Montez à la nuit tombante, par un soir de mars ; la route monte entre le précipice et la montagne, dans l’ombre croissante ; les éclairs blanchissent les cimes ; les troupeaux de bœufs descendent effarés la pente rapide ; le cri sonore de vos Bhils[2], s’appelant de crête en abîme, monte et descend dans l’écho en notes inquiètes ou joyeuses, monte et descend à travers les ondées soudaines, le roulement des tonnerres lointains et les reflets de bivouacs indigènes, allumés contre le froid et les fauves.
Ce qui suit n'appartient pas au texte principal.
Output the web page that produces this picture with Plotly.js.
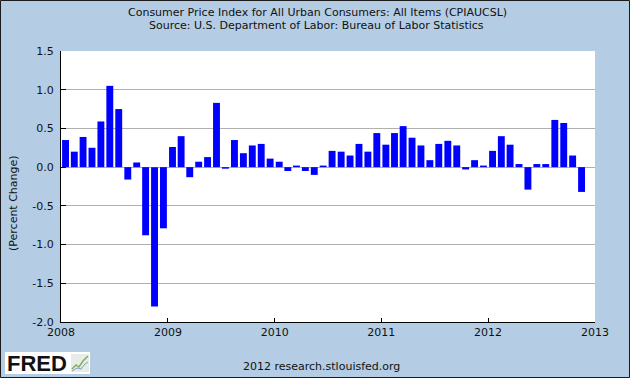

Au matin, vous irez dans les temples de Dilvarra adorer l’image, répétée de cellule en cellule, de Parçvanath, toujours le même et omniprésent ; vous ferez le tour, de droite à gauche, de la svastika mystique, riche de promesses et d’espoir ; et vous cueillerez dans les ruines la fleur de tchampa, la fleur-jaune, belle et troublante, ivre de parfums,

  1. Secte voisine du Bouddhisme, adorant les Djinas, c’est-à-dire les saints victorieux, qui ont triomphé de tous les désirs mondains, comme les Bouddhistes adorent les Bouddhas, « ceux qui ont acquis la science parfaite. » Le Djina le plus honoré est Parçvanath. Les Djaïnes sont la secte la plus riche de l’Inde et quelques-uns des temples les plus beaux ont été bâtis par eux.
  2. Bhils, aborigènes à demi-sauvages, servent de guides et de porteurs au Mont Abou.